District officials contended for years that Palmer could enroll no more than 675 students in grades K to 8 - a limit set in an agreement it signed in 2005.

The charter maintained it was allowed to enroll as many as 1,300, including pupils at a high school it opened.

In May, the state Supreme Court unanimously sided with the district and said the school was not entitled to be paid for students above the 675 limit.

On Nov. 20, the SRC is expected to announce the beginning of a 30-day period for public comment on whether to revoke the Palmer school's charter.

The hearing officer will send a report to the SRC. The five-member commission will take a final vote on whether to revoke the school's charter.

Taking the Fifth

Some of the questions to which top officials at the Walter D. Palmer Leadership Learning Partners Charter School invoked their Fifth Amendment rights against self-incrimination.

Daira Hinson, director of administration:

"Ms. Hinson, in December of 2009 were you the chief administrative officer of the Walter Palmer Charter School?"

"Ms. Hinson, from 2009 through 2014, were you considered an officer of the Walter Palmer Charter School?"

"Ms. Hinson, what are your qualifications to be an officer of the Walter Palmer Charter School?"

"Ms. Hinson, do you have a master's degree?"

"Ms.
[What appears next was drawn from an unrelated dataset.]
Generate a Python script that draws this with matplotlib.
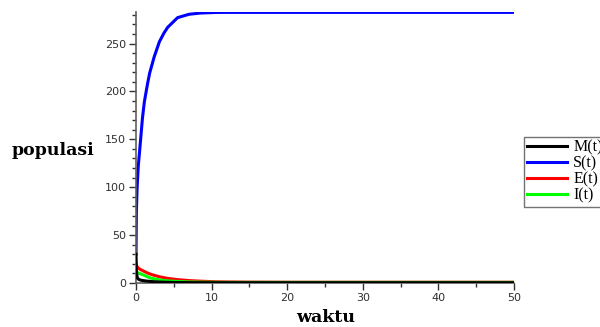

Hinson, are you currently employed by the Walter Palmer Charter School?"

Richard Troutman, controller:

"Are you an officer of the charter school?"

"Sir, what are your qualifications to be the controller of the Walter Palmer Charter School?"

"Sir, on July 10, 2013, did you participate in an interview with an attorney from Pepper Hamilton?"

"Sir, can you explain to the hearing officer, how, as the person responsible for complying with generally accepted audit and fiscal procedures, you're not able to answer any of our questions here today?"